On place alors en tête et sur les côtés de ces pages des blancs calculés d'après le format et la dimension du papier sur lequel on doit imprimer : ces blancs se nomment garnitures.
Ensuite, on prend deux cadres en fer, appelés châssis ; on les place de manière que chacun d'eux circonscrive la moitié de la feuille, qu'on appelle forme; on met entre les pages et le châssis des bois taillés en biseau, et, pour cette raison, nommés biseaux; puis on assujettit le tout avec des coins en bois serrés convenablement pour permettre d'enlever les châssis avec les pages, et de les porter sur une presse, où l'on fait alors une épreuve qu'on soumet au correcteur ; puis on conserve la forme dans un lieu convenable de l'atelier.
Quand le correcteur a lu et corrigé l'épreuve, on remet la forme sur le marbre ; on la desserre pour exécuter les corrections indiquées, et l'on fait une nouvelle épreuve. Ces opérations se répètent autant de fois qu'il est nécessaire, et ce n'est qu'après avoir été corrigée sur le bon à tirer, c'est-à-dire sur ta dernière épreuve, que la feuille se tire définitivement au nombre d'exemplaires convenu.
On comprendra facilement que ces milliers de morceaux de plomb doivent être assemblés avec une grande précision; car si les lignes étaient on trop longues ou trop faibles, il y aurait des parties qui ne seraient pas serrées également, et, en enlevant la forme, on pourrait en laisser une bonne partie sur le marbre.

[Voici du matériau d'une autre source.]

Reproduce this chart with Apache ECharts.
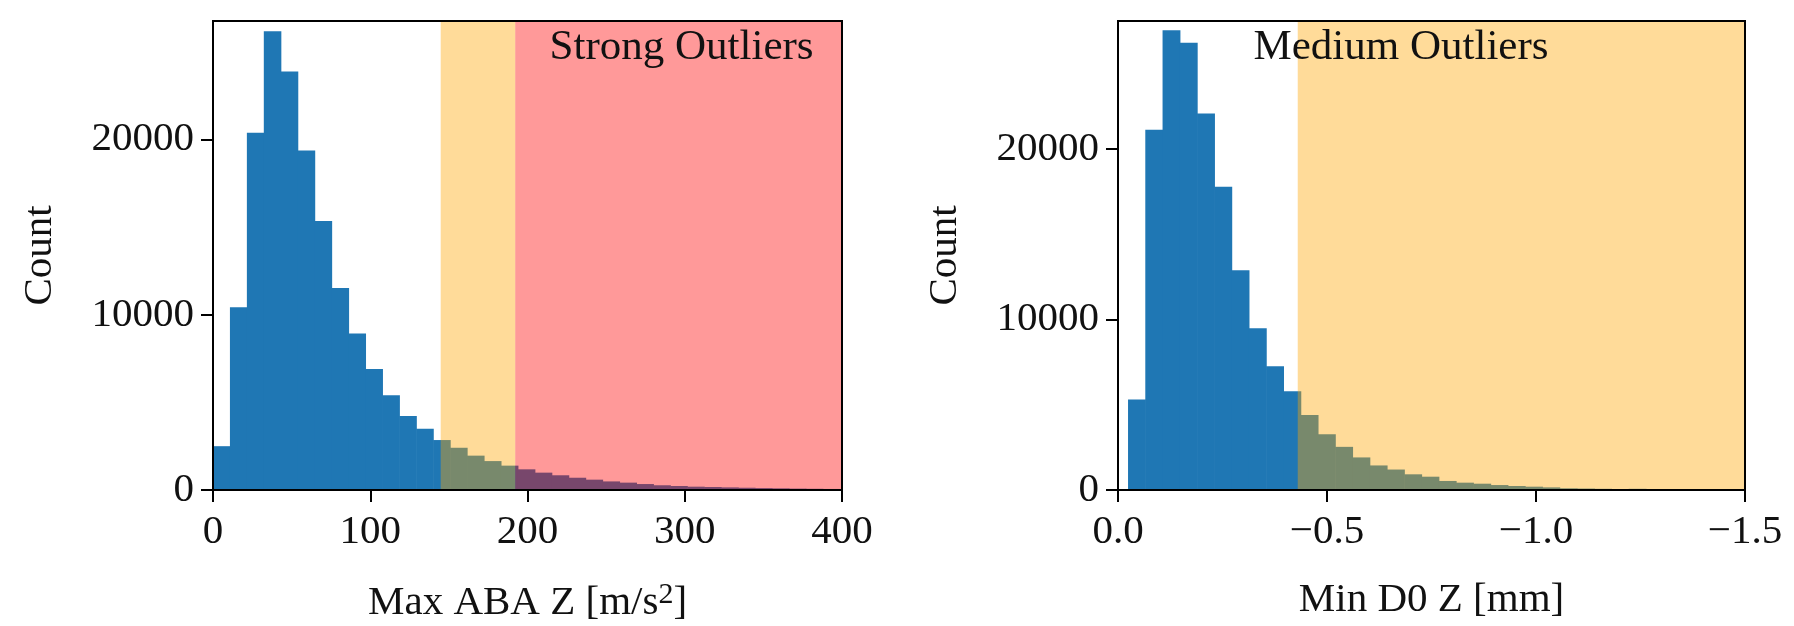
<!DOCTYPE html>
<html>
<head>
<meta charset="utf-8">
<script src="https://cdn.jsdelivr.net/npm/echarts@6/dist/echarts.min.js"></script>
<style>
  html, body { margin: 0; padding: 0; background: #fff; }
  #chart { width: 1794px; height: 626px; }
</style>
</head>
<body>
<div id="chart"></div>
<script>
// histogram of Max ABA Z, fixed-width bins starting at 0
const abaBinStart = 0;
const abaBinWidth = 10.77;
const abaCounts = [2500, 10430, 20380, 26170, 23880, 19370, 15350, 11530, 8930, 6900,
  5410, 4220, 3500, 2850, 2410, 1960, 1650, 1390, 1180, 990,
  840, 700, 590, 490, 420, 340, 270, 230, 190, 170,
  150, 130, 110, 95, 80, 70, 60, 50];
const abaMediumRange = [144.8, 192.2];
const abaStrongRange = [192.2, 400];
const abaTicks = [0, 100, 200, 300, 400];
const abaCountTicks = [0, 10000, 20000];

// histogram of Min D0 Z, bins run toward negative values
const d0BinStart = -0.024;
const d0BinWidth = -0.0413;
const d0Counts = [5300, 21120, 26960, 26220, 22080, 17780, 12880, 9490, 7255, 5790,
  4400, 3270, 2530, 1910, 1440, 1200, 920, 780, 530, 430,
  370, 290, 235, 195, 155, 100, 85, 70, 60, 70,
  55, 45, 40, 35, 30, 25];
const d0MediumRange = [-0.430, -1.5];
const d0Ticks = [0, -0.5, -1.0, -1.5];
const d0CountTicks = [0, 10000, 20000];

const FONT = "'Liberation Serif', 'DejaVu Serif', serif";
const FS = 41;

function toBins(start, width, counts) {
  return counts.map((c, i) => [start + i * width, start + (i + 1) * width, c]);
}

function renderBin(params, api) {
  const a = api.coord([api.value(0), api.value(2)]);
  const b = api.coord([api.value(1), 0]);
  const x = Math.min(a[0], b[0]);
  return {
    type: 'rect',
    shape: { x: x, y: a[1], width: Math.abs(b[0] - a[0]) + 0.6, height: b[1] - a[1] },
    style: { fill: '#1f77b4' }
  };
}

function shadeSeries(gridIdx, range, color) {
  return {
    type: 'custom',
    xAxisIndex: gridIdx,
    yAxisIndex: gridIdx,
    clip: true,
    z: 3,
    data: [[range[0], range[1]]],
    encode: { x: [0, 1] },
    renderItem: function (params, api) {
      const cs = params.coordSys;
      const p0 = api.coord([api.value(0), 0]);
      const p1 = api.coord([api.value(1), 0]);
      return {
        type: 'rect',
        shape: { x: Math.min(p0[0], p1[0]), y: cs.y, width: Math.abs(p1[0] - p0[0]), height: cs.height },
        style: { fill: color }
      };
    }
  };
}

function xAxisBase(gridIdx) {
  return {
    gridIndex: gridIdx,
    type: 'value',
    z: 10,
    nameLocation: 'middle',
    nameGap: 90,
    nameTextStyle: {
      fontFamily: FONT, fontSize: FS, color: '#111',
      rich: { sup: { fontFamily: FONT, fontSize: 30, color: '#111', verticalAlign: 'top', lineHeight: 46 } }
    },
    axisLine: { show: true, onZero: false, lineStyle: { color: '#000', width: 2 } },
    axisTick: { show: true, inside: false, length: 12, lineStyle: { color: '#000', width: 2 } },
    axisLabel: { fontFamily: FONT, fontSize: FS, color: '#111', margin: 22 },
    splitLine: { show: false }
  };
}

function yAxisBase(gridIdx, max, ticks) {
  return {
    gridIndex: gridIdx,
    type: 'value',
    z: 10,
    min: 0,
    max: max,
    name: 'Count',
    nameLocation: 'middle',
    nameRotate: 90,
    nameGap: 152,
    nameTextStyle: { fontFamily: FONT, fontSize: FS, color: '#111' },
    axisLine: { show: true, lineStyle: { color: '#000', width: 2 } },
    axisTick: { show: true, inside: false, length: 12, customValues: ticks, lineStyle: { color: '#000', width: 2 } },
    axisLabel: { fontFamily: FONT, fontSize: FS, color: '#111', margin: 19, customValues: ticks,
      formatter: v => String(v) },
    splitLine: { show: false }
  };
}

const chart = echarts.init(document.getElementById('chart'), null, { renderer: 'canvas' });

const xLeft = Object.assign(xAxisBase(0), {
  min: 0, max: 400, interval: 100,
  name: 'Max ABA Z [m/s{sup|2}]'
});
xLeft.axisLabel.customValues = abaTicks;
xLeft.axisTick.customValues = abaTicks;

const xRight = Object.assign(xAxisBase(1), {
  min: -1.5, max: 0, interval: 0.5, inverse: true,
  name: 'Min D0 Z [mm]'
});
xRight.axisLabel.customValues = d0Ticks;
xRight.axisTick.customValues = d0Ticks;
xRight.axisLabel.formatter = v => (v === 0 ? '0.0' : '\u2212' + Math.abs(v).toFixed(1));

const option = {
  backgroundColor: '#fff',
  animation: false,
  grid: [
    { left: 213, top: 21, width: 629, height: 469, outerBoundsMode: 'none', containLabel: false,
      show: true, borderColor: '#000', borderWidth: 2, z: 10, backgroundColor: 'transparent' },
    { left: 1118, top: 21, width: 627, height: 469, outerBoundsMode: 'none', containLabel: false,
      show: true, borderColor: '#000', borderWidth: 2, z: 10, backgroundColor: 'transparent' }
  ],
  xAxis: [xLeft, xRight],
  yAxis: [yAxisBase(0, 26760, abaCountTicks), yAxisBase(1, 27500, d0CountTicks)],
  series: [
    {
      type: 'custom', xAxisIndex: 0, yAxisIndex: 0, clip: true, z: 2,
      data: toBins(abaBinStart, abaBinWidth, abaCounts),
      encode: { x: [0, 1], y: 2 },
      renderItem: renderBin
    },
    {
      type: 'custom', xAxisIndex: 1, yAxisIndex: 1, clip: true, z: 2,
      data: toBins(d0BinStart, d0BinWidth, d0Counts),
      encode: { x: [0, 1], y: 2 },
      renderItem: renderBin
    },
    shadeSeries(0, abaMediumRange, 'rgba(255,165,0,0.4)'),
    shadeSeries(0, abaStrongRange, 'rgba(255,0,0,0.4)'),
    shadeSeries(1, d0MediumRange, 'rgba(255,165,0,0.4)')
  ]
};
chart.setOption(option);

// outlier labels, placed in data coordinates
const notes = [
  { grid: 0, at: [298, 25240], text: 'Strong Outliers' },
  { grid: 1, at: [-0.677, 25920], text: 'Medium Outliers' }
];
chart.setOption({
  graphic: notes.map(n => {
    const p = chart.convertToPixel({ gridIndex: n.grid }, n.at);
    return {
      type: 'text', x: p[0], y: p[1], z: 20,
      style: { text: n.text, fontFamily: FONT, fontSize: FS + 2, fill: '#111', align: 'center', verticalAlign: 'middle' }
    };
  })
});
</script>
</body>
</html>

Quant aux tableaux, et autres ouvrages à difficultés, la composition des mots et des lignes s'en fait comme la composition ordinaire. La difficulté d'exécution qui exige toute l'intelligence dit compositeur, et beaucoup d'adresse dans la main, réside dans l'appréciation de la largeur à donner aux diverses colonnes, dans l'effet que leur combinaison pourra produire, et dans la précision avec laquelle seront coupés les filets, dont les points de jonction doivent, pour ainsi dire, être imperceptibles. Là, plus que dans la composition ordinaire, tout doit être compassé, et rigoureusement juste ; car autrement, lorsqu'on aurait serré, une partie du tableau pourrait rester sur le marbre, en l'enlevant, ou les bouts de filets s'écraseraient les uns les autres, par suite d'un serrage forcé.